What number of lines contain the word "code"? Reply with the number and nothing else.

┄┄┄┄┄┄┄┄┄┄┄┄┄┄┄┄┄┄┄┄

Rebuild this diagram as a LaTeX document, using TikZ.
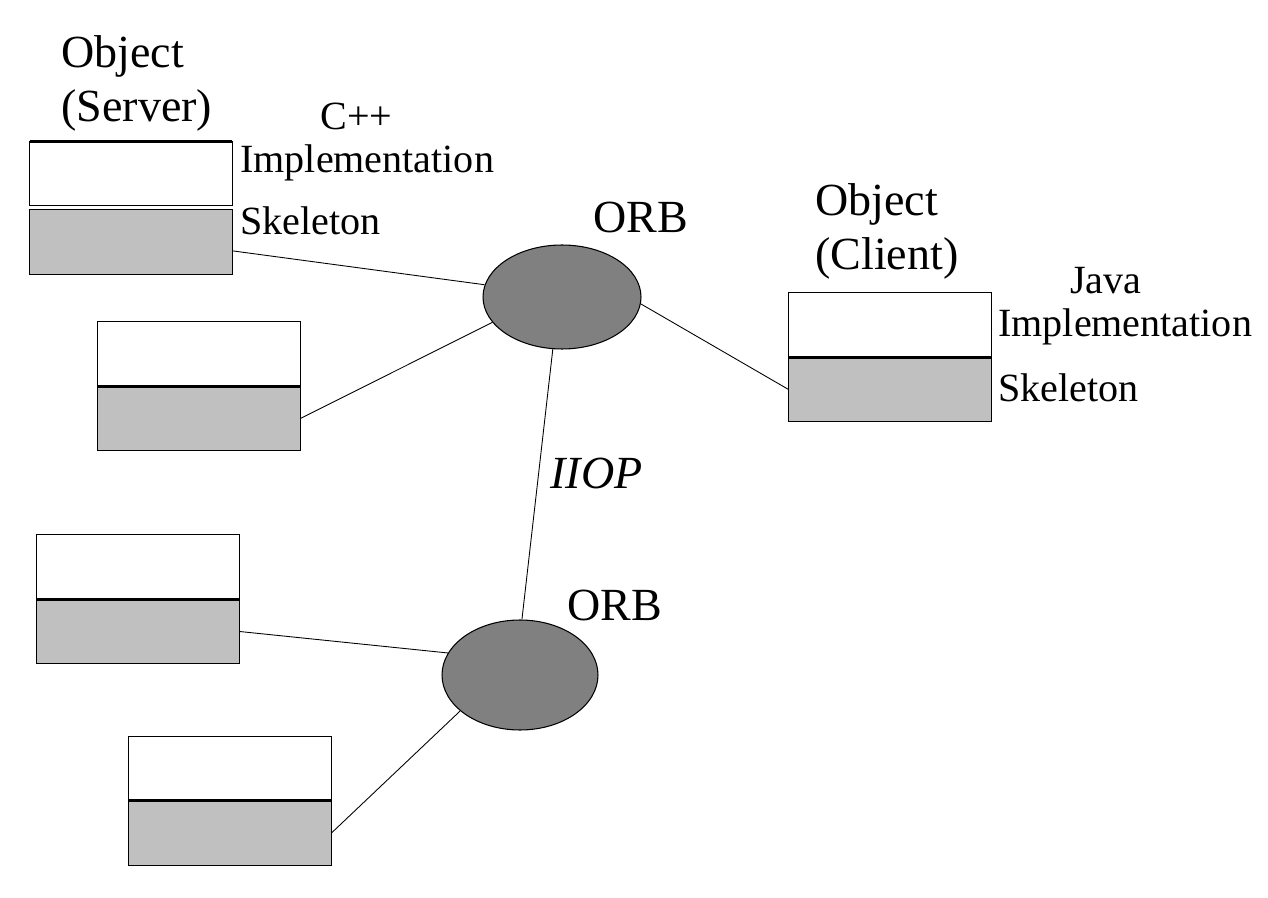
\documentclass[tikz,border=0pt]{standalone}
\usepackage{fontspec}
\setmainfont{Liberation Serif}
\usetikzlibrary{positioning,shapes.geometric}
\definecolor{skelgray}{HTML}{C0C0C0}
\definecolor{orbgray}{HTML}{808080}
\tikzset{
  implbox/.style={draw=black,fill=white,line width=0.7pt,
                  minimum width=4.06cm,minimum height=1.29cm,
                  inner sep=0pt,outer sep=0pt},
  skelbox/.style={implbox,fill=skelgray},
  orb/.style={ellipse,draw=black,fill=orbgray,line width=0.6pt,inner sep=0pt},
  link/.style={draw=black,line width=0.5pt},
  divider/.style={line width=1.7pt},
  bigtxt/.style={font=\fontsize{26.2}{31.3}\selectfont,inner sep=0pt,align=left},
  smalltxt/.style={font=\fontsize{22.8}{25}\selectfont,inner sep=0pt,align=left}
}

\begin{document}
\begin{tikzpicture}[x=0.02cm,y=-0.02cm]
    \path[use as bounding box] (0,0) rectangle (1268,898);
    % server object
    \node[implbox] (impA) at (131,173.5) {};
    \node[skelbox,below=0.08cm of impA] (skelA) {};
    \draw[divider] (impA.north west) -- (impA.north east);
    \node[bigtxt,anchor=base west] (objA) at (61,122) {Object\\(Server)};
    \node[smalltxt,anchor=base west] (langA) at (240,173)
      {\hspace*{1.6cm}C++\\Implementation};
    \node[smalltxt,anchor=base west] (skA) at (240,235) {Skeleton};
    % client object
    \node[implbox] (impC) at (890,325) {};
    \node[skelbox,below=0pt of impC] (skelC) {};
    \draw[divider] (impC.south west) -- (impC.south east);
    \node[bigtxt,anchor=base west] (objC) at (815,270) {Object\\(Client)};
    \node[smalltxt,anchor=base west] (langC) at (998,337)
      {\hspace*{1.44cm}Java\\Implementation};
    \node[smalltxt,anchor=base west] (skC) at (998,402) {Skeleton};
    % other objects
    \node[implbox] (impB) at (199,354) {};
    \node[skelbox,below=0pt of impB] (skelB) {};
    \draw[divider] (impB.south west) -- (impB.south east);
    \node[implbox] (impD) at (138,567) {};
    \node[skelbox,below=0pt of impD] (skelD) {};
    \draw[divider] (impD.south west) -- (impD.south east);
    \node[implbox] (impE) at (230,768.5) {};
    \node[skelbox,below=0pt of impE] (skelE) {};
    \draw[divider] (impE.south west) -- (impE.south east);
    % brokers
    \node[orb,minimum width=3.16cm,minimum height=2.08cm] (orbA) at (562,297) {};
    \node[orb,minimum width=3.12cm,minimum height=2.2cm] (orbB) at (520,675) {};
    \node[bigtxt,anchor=base west] (orbAlbl) at (593,233) {ORB};
    \node[bigtxt,anchor=base west] (orbBlbl) at (567,620) {ORB};
    \node[bigtxt,anchor=base west,font=\fontsize{26.2}{31.3}\selectfont\itshape]
      (iiop) at (550,488) {IIOP};
    % links
    \draw[link] (skelA.-5) -- (orbA.171);
    \draw[link] (skelB.east) -- (orbA.200);
    \draw[link] (orbA.-5) -- (skelC.west);
    \draw[link] (orbA.260) -- (orbB.88);
    \draw[link] (skelD.east) -- (orbB.163);
    \draw[link] (skelE.east) -- (orbB.211);
\end{tikzpicture}
\end{document}
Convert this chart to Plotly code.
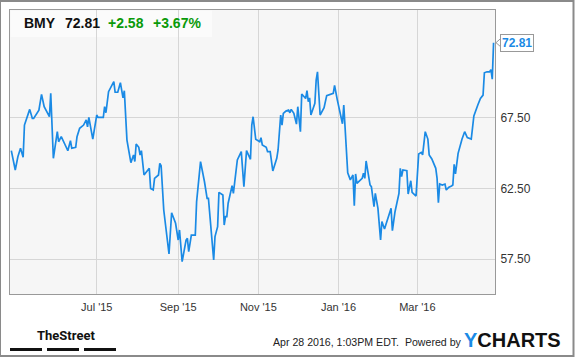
import plotly.graph_objects as go

dates = [
    "2015-04-27", "2015-04-30", "2015-05-02", "2015-05-04", "2015-05-06", "2015-05-07",
    "2015-05-11", "2015-05-13", "2015-05-14", "2015-05-16", "2015-05-18", "2015-05-20",
    "2015-05-22", "2015-05-26", "2015-05-27", "2015-05-29", "2015-06-01", "2015-06-02",
    "2015-06-04", "2015-06-07", "2015-06-09", "2015-06-11", "2015-06-12", "2015-06-15",
    "2015-06-16", "2015-06-18", "2015-06-21", "2015-06-23", "2015-06-24", "2015-06-25",
    "2015-06-28", "2015-07-01", "2015-07-02", "2015-07-06", "2015-07-07", "2015-07-08",
    "2015-07-10", "2015-07-14", "2015-07-15", "2015-07-17", "2015-07-19", "2015-07-21",
    "2015-07-22", "2015-07-24", "2015-07-27", "2015-07-29", "2015-07-30", "2015-07-31",
    "2015-08-02", "2015-08-03", "2015-08-04", "2015-08-06", "2015-08-08", "2015-08-10",
    "2015-08-11", "2015-08-13", "2015-08-14", "2015-08-17", "2015-08-18", "2015-08-19",
    "2015-08-21", "2015-08-25", "2015-08-27", "2015-08-30", "2015-09-01", "2015-09-02",
    "2015-09-04", "2015-09-07", "2015-09-08", "2015-09-09", "2015-09-11", "2015-09-14",
    "2015-09-15", "2015-09-18", "2015-09-21", "2015-09-23", "2015-09-24", "2015-09-26",
    "2015-09-28", "2015-09-29", "2015-10-01", "2015-10-02", "2015-10-05", "2015-10-06",
    "2015-10-07", "2015-10-08", "2015-10-09", "2015-10-12", "2015-10-13", "2015-10-16",
    "2015-10-19", "2015-10-21", "2015-10-23", "2015-10-26", "2015-10-27", "2015-10-28",
    "2015-10-30", "2015-11-02", "2015-11-03", "2015-11-04", "2015-11-07", "2015-11-08",
    "2015-11-10", "2015-11-12", "2015-11-15", "2015-11-16", "2015-11-18", "2015-11-19",
    "2015-11-20", "2015-11-22", "2015-11-24", "2015-11-25", "2015-11-26", "2015-11-28",
    "2015-11-30", "2015-12-01", "2015-12-03", "2015-12-04", "2015-12-06", "2015-12-07",
    "2015-12-08", "2015-12-09", "2015-12-10", "2015-12-11", "2015-12-14", "2015-12-15",
    "2015-12-16", "2015-12-18", "2015-12-21", "2015-12-23", "2015-12-28", "2015-12-29",
    "2015-12-31", "2016-01-04", "2016-01-05", "2016-01-07", "2016-01-08", "2016-01-10",
    "2016-01-12", "2016-01-13", "2016-01-14", "2016-01-15", "2016-01-19", "2016-01-20",
    "2016-01-21", "2016-01-22", "2016-01-25", "2016-01-26", "2016-01-28", "2016-01-29",
    "2016-01-31", "2016-02-02", "2016-02-03", "2016-02-05", "2016-02-07", "2016-02-10",
    "2016-02-11", "2016-02-13", "2016-02-16", "2016-02-17", "2016-02-18", "2016-02-19",
    "2016-02-22", "2016-02-23", "2016-02-25", "2016-02-26", "2016-02-29", "2016-03-01",
    "2016-03-02", "2016-03-04", "2016-03-05", "2016-03-07", "2016-03-09", "2016-03-10",
    "2016-03-12", "2016-03-15", "2016-03-16", "2016-03-17", "2016-03-18", "2016-03-20",
    "2016-03-22", "2016-03-23", "2016-03-25", "2016-03-27", "2016-03-28", "2016-03-29",
    "2016-03-30", "2016-04-01", "2016-04-03", "2016-04-04", "2016-04-06", "2016-04-08",
    "2016-04-11", "2016-04-13", "2016-04-16", "2016-04-18", "2016-04-20", "2016-04-21",
    "2016-04-23", "2016-04-25", "2016-04-26", "2016-04-27", "2016-04-28",
]

prices = [
    65.17, 63.80, 64.74, 65.34, 64.70, 66.98,
    68.09, 67.45, 67.45, 67.80, 68.04, 69.15,
    68.28, 67.57, 69.22, 64.63, 66.51, 65.80,
    66.16, 65.57, 65.17, 65.87, 65.34, 65.41,
    66.16, 66.75, 66.98, 67.34, 66.86, 67.53,
    65.99, 67.69, 67.53, 67.53, 68.28, 67.85,
    69.34, 70.05, 69.30, 69.30, 69.98, 68.91,
    69.41, 65.92, 64.32, 64.86, 64.40, 65.64,
    65.41, 64.86, 65.17, 63.45, 63.68, 63.92,
    62.50, 62.39, 63.21, 63.45, 64.27, 64.10,
    60.97, 57.86, 60.78, 60.03, 58.85, 59.56,
    57.32, 58.85, 58.97, 58.02, 59.20, 59.20,
    61.56, 64.39, 62.97, 61.80, 61.80, 59.79,
    57.44, 59.09, 59.79, 62.22, 62.03, 59.91,
    60.50, 60.50, 61.45, 62.69, 62.15, 64.51,
    65.10, 62.62, 65.17, 64.56, 66.98, 67.57,
    65.97, 65.80, 66.09, 65.57, 65.41, 65.10,
    65.10, 63.73, 64.63, 65.22, 67.69, 66.98,
    67.81, 67.97, 68.04, 67.85, 68.09, 67.81,
    67.05, 68.28, 66.51, 69.18, 68.98, 68.86,
    69.41, 68.63, 68.90, 67.69, 68.52, 70.17,
    70.75, 67.69, 68.21, 69.06, 69.22, 69.79,
    68.80, 67.07, 68.40, 65.69, 63.60, 63.10,
    63.45, 61.28, 63.52, 62.86, 63.21, 63.57,
    63.21, 64.44, 62.74, 62.62, 61.21, 62.15,
    61.09, 58.85, 60.15, 59.63, 60.27, 61.09,
    59.51, 60.85, 62.15, 63.92, 63.33, 63.80,
    63.75, 62.10, 63.04, 62.22, 61.96, 63.45,
    64.93, 65.05, 64.87, 66.51, 65.99, 64.86,
    64.58, 63.92, 63.21, 61.49, 62.81, 62.74,
    62.81, 62.39, 62.58, 62.67, 62.74, 64.20,
    63.52, 64.98, 65.80, 65.99, 66.51, 66.09,
    65.99, 67.62, 68.40, 68.87, 69.10, 70.68,
    70.75, 70.75, 70.90, 70.23, 72.81,
]

x_tick_vals = ["2015-07-01", "2015-09-01", "2015-11-01", "2016-01-01", "2016-03-01"]
x_tick_text = ["Jul '15", "Sep '15", "Nov '15", "Jan '16", "Mar '16"]
y_tick_vals = [57.5, 62.5, 67.5]
y_tick_text = ["57.50", "62.50", "67.50"]

ticker = "BMY"
last_price = "72.81"
change = "+2.58"
change_pct = "+3.67%"

FONT = "Liberation Sans, Arial, sans-serif"
BLUE = "#1a8ae5"
GREEN = "#0a9a0a"

fig = go.Figure()
fig.add_trace(go.Scatter(
    x=dates, y=prices, mode="lines",
    line=dict(color=BLUE, width=1.7),
    hoverinfo="skip", showlegend=False,
))

fig.update_layout(
    width=575, height=358,
    margin=dict(l=10, r=80, t=10, b=64),
    paper_bgcolor="white",
    plot_bgcolor="#f6f6f6",
    font=dict(family=FONT, color="#333333"),
    xaxis=dict(
        type="date",
        range=["2015-04-26", "2016-04-29 02:00"],
        tickvals=x_tick_vals, ticktext=x_tick_text,
        showgrid=True, gridcolor="#d6d6d6", gridwidth=1,
        zeroline=False, ticks="",
        tickfont=dict(size=11, color="#333333"),
        ticklabelstandoff=3,
        showline=True, linecolor="#999999", linewidth=1, mirror=True,
    ),
    yaxis=dict(
        side="right",
        range=[55.03, 75.12],
        tickvals=y_tick_vals, ticktext=y_tick_text,
        showgrid=True, gridcolor="#d6d6d6", gridwidth=1,
        zeroline=False, ticks="",
        tickfont=dict(size=12, color="#333333"),
        ticklabelstandoff=2,
        showline=True, linecolor="#999999", linewidth=1, mirror=True,
    ),
)

shapes = []
# outer frame
shapes.append(dict(type="rect", xref="paper", yref="paper",
                   x0=-10 / 485, x1=563.5 / 485, y0=(294 - 356) / 284, y1=(294 - 1) / 284,
                   line=dict(color="#8a8a8a", width=2), fillcolor="rgba(0,0,0,0)", layer="above"))
# header box
shapes.append(dict(type="rect", xref="paper", yref="paper",
                   x0=0.5 / 485, x1=202 / 485, y0=(294 - 37) / 284, y1=(294 - 10.5) / 284,
                   line=dict(width=0), fillcolor="rgba(255,255,255,0.55)", layer="below"))
# TheStreet bars
for bx0, bx1 in [(10, 42), (47, 79), (84, 116)]:
    shapes.append(dict(type="rect", xref="paper", yref="paper",
                       x0=(bx0 - 10) / 485, x1=(bx1 - 10) / 485,
                       y0=(294 - 351) / 284, y1=(294 - 348) / 284,
                       line=dict(width=0), fillcolor="#111111"))
# price label notch
px = 1 / 485
pyu = 1 / 14.14
shapes.append(dict(type="path", xref="paper", yref="y",
                   path=f"M {1 + 5.5*px},{72.81 + 4*pyu} L {1 + 1*px},{72.81} L {1 + 5.5*px},{72.81 - 4*pyu} Z",
                   fillcolor="white", line=dict(color="#999999", width=1), layer="above"))
fig.update_layout(shapes=shapes)

ann = []
def paper_x(px_):
    return (px_ - 10) / 485
def paper_y(py_):
    return (294 - py_) / 284

ann.append(dict(xref="paper", yref="paper", x=paper_x(22), y=paper_y(23), xanchor="left", yanchor="middle",
                text=f"<b>{ticker}</b>", showarrow=False, font=dict(size=14, color="#111111")))
ann.append(dict(xref="paper", yref="paper", x=paper_x(63), y=paper_y(23), xanchor="left", yanchor="middle",
                text=f"<b>{last_price}</b>", showarrow=False, font=dict(size=14, color="#111111")))
ann.append(dict(xref="paper", yref="paper", x=paper_x(106), y=paper_y(23), xanchor="left", yanchor="middle",
                text=f"<b>{change}</b>", showarrow=False, font=dict(size=14, color=GREEN)))
ann.append(dict(xref="paper", yref="paper", x=paper_x(151), y=paper_y(23), xanchor="left", yanchor="middle",
                text=f"<b>{change_pct}</b>", showarrow=False, font=dict(size=14, color=GREEN)))
# last price label
ann.append(dict(xref="paper", yref="y", x=1, y=prices[-1], xanchor="left", yanchor="middle", xshift=5,
                text=f"<b>{last_price}</b>", showarrow=False,
                font=dict(size=12, color=BLUE), bgcolor="white",
                bordercolor="#999999", borderwidth=1, borderpad=1))
# footer
ann.append(dict(xref="paper", yref="paper", x=paper_x(35), y=paper_y(335), xanchor="left", yanchor="middle",
                text="<b>TheStreet</b>", showarrow=False,
                font=dict(size=13, color="#111111", family="Roboto, " + FONT)))
ann.append(dict(xref="paper", yref="paper", x=paper_x(271), y=paper_y(342), xanchor="left", yanchor="middle",
                text="Apr 28 2016, 1:03PM EDT.  Powered by", showarrow=False,
                font=dict(size=10.6, color="#222222")))
ann.append(dict(xref="paper", yref="paper", x=paper_x(462), y=paper_y(340), xanchor="left", yanchor="middle",
                text=f"<b><span style='color:{BLUE}'>Y</span>CHARTS</b>", showarrow=False,
                font=dict(size=20, color="#111111", family="Liberation Sans, Arial, sans-serif")))
fig.update_layout(annotations=ann)

fig.write_html("out.html")
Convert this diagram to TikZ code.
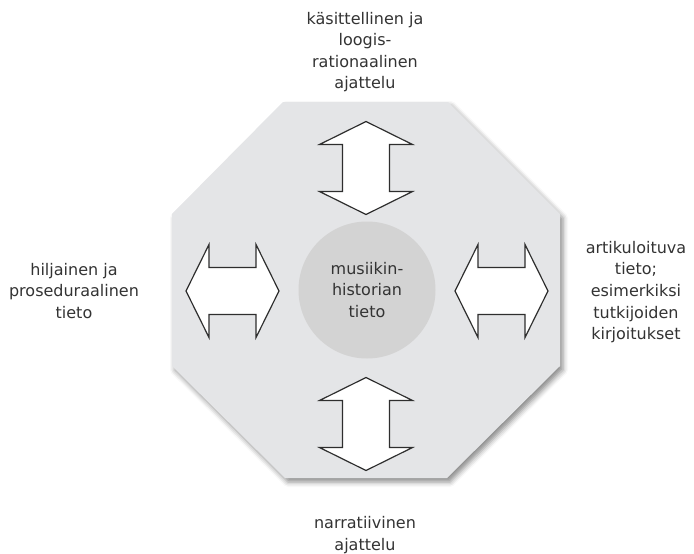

┄┄┄┄┄┄┄┄┄┄┄┄┄┄┄┄┄┄┄┄

• [Task output] 2